JaceLancs · 03/02/2017 20:19

I expect cards and presents from DP and DC
At some point we will either go out for a meal or they will cook me something special
DP and I usually go away for a weekend around that time too - I usually organise it and will share costs - but it's still a nice part of the celebration

sugarmonster64 · 03/02/2017 20:25

I expect a card and at least a token gift from DH and DC. I get cards from family and ILs but rarely friends as I never really publicise my birthday or have it on Facebook. Ive got past the age of needing to do something on the day so not fussed about meal out/wine etc

Hellochicken · 03/02/2017 20:26

I'd say I would expect 1 card from DH or him via the DC.

My DH would make the dinner that night and make something he knows I like. We would probably share bottle of wine.

I'd expect a couple of close friends might remember to text on the day and 1-2 others might get me a card or gift.

My DM & DF would send a book from amazon and maybe a card also.

All my brothers would forget.

One of my in-laws would whatsapp me (in a large group) "Happy Birthday!" and about 8 would do the same (but probably didn't know it was my birthday until the first one messaged).

My MIL will always write a card from her and FIL and get a nice appropriate present (usually earrings) and make a point of seeing us to give me them (in a nice way).

I might arrange to go for a coffee/lunch sometime that week (when I normally wouldnt) with the excuse "its for my birthday" with a friend or with DH. I wouldn't expect DH to arrange this and tbh would prefer to arrange what I want to do.
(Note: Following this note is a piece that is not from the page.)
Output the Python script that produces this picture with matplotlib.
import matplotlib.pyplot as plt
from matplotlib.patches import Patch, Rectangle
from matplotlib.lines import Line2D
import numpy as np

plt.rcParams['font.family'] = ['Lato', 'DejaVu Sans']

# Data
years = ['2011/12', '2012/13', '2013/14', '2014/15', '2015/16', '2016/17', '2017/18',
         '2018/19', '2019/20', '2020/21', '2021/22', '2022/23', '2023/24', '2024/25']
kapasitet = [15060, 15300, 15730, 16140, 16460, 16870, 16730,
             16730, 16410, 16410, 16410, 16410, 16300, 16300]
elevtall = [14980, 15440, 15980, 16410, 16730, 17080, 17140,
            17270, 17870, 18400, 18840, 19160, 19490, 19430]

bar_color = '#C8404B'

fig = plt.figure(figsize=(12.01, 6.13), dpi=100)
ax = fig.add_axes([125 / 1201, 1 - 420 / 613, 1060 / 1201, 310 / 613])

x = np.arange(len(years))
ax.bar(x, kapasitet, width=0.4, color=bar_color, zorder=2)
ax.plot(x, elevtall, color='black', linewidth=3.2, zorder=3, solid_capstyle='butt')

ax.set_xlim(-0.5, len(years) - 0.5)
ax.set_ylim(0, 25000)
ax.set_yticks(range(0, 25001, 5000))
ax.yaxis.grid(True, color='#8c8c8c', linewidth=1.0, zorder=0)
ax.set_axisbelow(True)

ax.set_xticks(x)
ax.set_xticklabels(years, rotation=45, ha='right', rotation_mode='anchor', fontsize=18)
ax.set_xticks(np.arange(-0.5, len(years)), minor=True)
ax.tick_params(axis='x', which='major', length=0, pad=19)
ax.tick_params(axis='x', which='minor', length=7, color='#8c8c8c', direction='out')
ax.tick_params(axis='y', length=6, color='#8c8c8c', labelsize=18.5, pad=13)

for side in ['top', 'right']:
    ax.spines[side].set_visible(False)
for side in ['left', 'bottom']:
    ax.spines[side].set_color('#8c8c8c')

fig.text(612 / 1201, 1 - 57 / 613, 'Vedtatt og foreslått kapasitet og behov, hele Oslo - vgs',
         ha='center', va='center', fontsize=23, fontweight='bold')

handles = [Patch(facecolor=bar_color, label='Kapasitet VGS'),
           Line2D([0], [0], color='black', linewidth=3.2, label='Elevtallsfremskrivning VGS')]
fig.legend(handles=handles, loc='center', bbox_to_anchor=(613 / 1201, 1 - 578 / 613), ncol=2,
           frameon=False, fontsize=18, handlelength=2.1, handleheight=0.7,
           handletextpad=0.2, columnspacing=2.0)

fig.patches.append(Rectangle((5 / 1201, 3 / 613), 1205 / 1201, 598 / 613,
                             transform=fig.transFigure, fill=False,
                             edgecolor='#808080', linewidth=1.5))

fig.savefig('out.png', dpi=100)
I would insist me, DC and DH, all go to a particular special ice-cream shop and buy an ice-cream.

If cake wasn't in the house I would make or buy cake. Not really for candles or singing, just for eating! My DC now think this is virtually a birthday law.

I'd probably mention late in the day to my work colleagues and bring out something like some biscuits or cake to celebrate/keep us going.

When I started writing this, I was thinking "I never get a birthday party or fancy meal or expensive present". Having written it down I am totally shocked how much fuss I have. Hadn't really thought about it and feel very lucky.